Hendriks, the classic American craft cocktail bar and restaurant in New York City’s Murray Hill, is expanding to add Hendriks Café, a garden patio surrounded by breezy French doors, opening the first week of May, and upstairs rooftop bar with a new American menu and creative cocktails, expected in July.

Owner Himansu Patel has revamped the space and menu, using his wealth of experience growing up in the food and beverage industry and working at the diners and concepts his entrepreneurial father owned. Patel received an MBA in public health and attended medical school, before he changed career paths and helped to take over the family business, while beginning new ventures like Hendriks. Patel emphasizes exceptional guest experiences through genuine connections with neighborhood regulars, and quality treatment of staff for a positive work environment. Bar and floor manager Prabal Belbase has a degree in hospitality and a passion for the industry. He worked in fine dining establishments around the globe, including FermentAsian restaurant in south Australia and Flutes in Singapore.
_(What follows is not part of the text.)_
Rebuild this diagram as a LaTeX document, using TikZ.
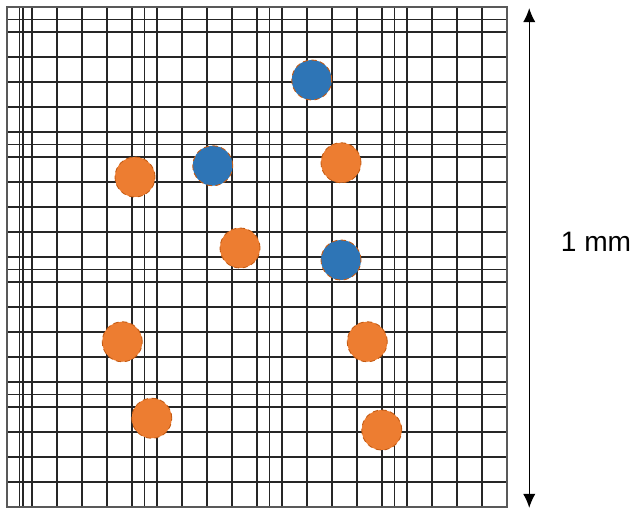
\documentclass[tikz,border=0pt]{standalone}
\usepackage{fontspec}
\setmainfont{Liberation Sans}
\usepackage{xcolor}
\usepackage{tikz}
\usetikzlibrary{arrows.meta}

\definecolor{cellorange}{HTML}{ED7D31}
\definecolor{cellblue}{HTML}{2E75B6}
\definecolor{rimorange}{HTML}{C55A11}

\begin{document}
\begin{tikzpicture}[x=0.5cm, y=0.5cm,
    gridline/.style={black!85, line width=0.9pt},
    frameline/.style={black!65, line width=1.2pt},
    cell/.style={circle, minimum size=0.8cm, inner sep=0pt, draw=rimorange, densely dashed, line width=0.5pt},
    live/.style={cell, fill=cellorange},
    dead/.style={cell, fill=cellblue},
    scalebar/.style={black, line width=0.85pt, arrows={Latex[length=8pt, width=7pt]-Latex[length=8pt, width=7pt]}}]
            \useasboundingbox (-0.28,0.28) rectangle (25.36,-20.08);
            % counting grid
            \foreach \i in {0,...,20} {
                \draw[gridline] (\i,0) -- (\i,-20);
                \draw[gridline] (0,-\i) -- (20,-\i);
            }
            \foreach \i in {0.5,5.5,10.5,15.5} {
                \draw[gridline] (\i,0) -- (\i,-20);
                \draw[gridline] (0,-\i) -- (20,-\i);
            }
            \draw[gridline] (0.64,0) -- (0.64,-20);
            \draw[frameline] (0,0) rectangle (20,-20);
            % cells
            \node[dead] (b1) at (12.19,-2.92) {};
            \node[live] (o1) at (5.12,-6.80) {};
            \node[dead] (b2) at (8.23,-6.35) {};
            \node[live] (o2) at (13.36,-6.23) {};
            \node[live] (o3) at (9.32,-9.64) {};
            \node[dead] (b3) at (13.36,-10.12) {};
            \node[live] (o4) at (4.61,-13.39) {};
            \node[live] (o5) at (14.41,-13.39) {};
            \node[live] (o6) at (5.79,-16.45) {};
            \node[live] (o7) at (14.99,-16.92) {};
            % scale bar
            \coordinate (bartop) at (20.89,-0.04);
            \coordinate (barbot) at (20.89,-20.04);
            \draw[scalebar] (bartop) -- (barbot);
            \node[font=\fontsize{16}{19}\selectfont] (barlabel) at (23.56,-9.40) {1 mm};
\end{tikzpicture}
\end{document}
The menu by French culinary-trained executive chef Jaime Muñoz will be the same in the restaurant, café and rooftop, featuring creative, well-prepared American classics, available for lunch, dinner and weekend brunch. House favorite appetizers are deviled eggs topped with smoked salmon and slow-cooked lamb meatballs in Romesco sauce, sprinkled with parmesan. Standout sandwiches are the crab cake English muffin topped with a gooey sunnyside up egg, served alongside shoestring fries with a recommended pairing of sriracha aioli, and the applewood pork belly with Fuji apple slaw and sriracha aioli on a fresh baguette. Pasta highlights are classic, housemade rigatoni bolognese, fresh rosemary gnocchi in a truffle cream sauce with kale, smoked pear, chestnuts and parmesan, and smoked pork belly risotto with wild mushrooms and sweet peas. Dinner entrées offer something for everyone, from seared rainbow trout topped with potatoes, sautéed kale and squash, and thick-cut applewood bacon, to a signature black angus burger with aged cheddar, smoked onion jam and pickles, and grilled skirt steak with caramelized onions, horseradish cream and chives alongside fingerling potatoes and bacon-corn succotash. Standout desserts are rich and fudgy flourless chocolate cake with seasonal ice cream and apple brown betty with a brown-sugar crust.

Happy Hour is offered every day of the week and includes specials on wine, beer and cocktails, as well as culinary offerings such as chickpea fritters, similar to falafel, served with creme fraiche and cilantro.

The global wine list was influenced by manager Prabal Belbase’s world travels and passion for understanding wine. The list ranges from Italian pinot grigio to French chenin blanc to California sauvignon blanc, and reds like California Cabernet Sauvignon, Italian Chianti and Australian Shiraz. The cocktail list is straightforward with playful additions, like a classic Mojito, but spiked with pineapple, and fresh, housemade Bloody Marys rimmed with rosemary salt. Bartender Luis Santos offers 20 years of industry experience, having worked two decades at former Murray Hill haunt Hudson Place.

The space evokes a classic dining experience with white exposed brick walls, espresso-colored wooden tables and chairs, and 20 leather seats at the elongated bartop. Design elements include bulbous glass light fixtures, geometrically designed mirrors and NYC-centric black signs lettered in crisp white. The aesthetic will extend to the café and rooftop bar. The space is ideal for private parties and events.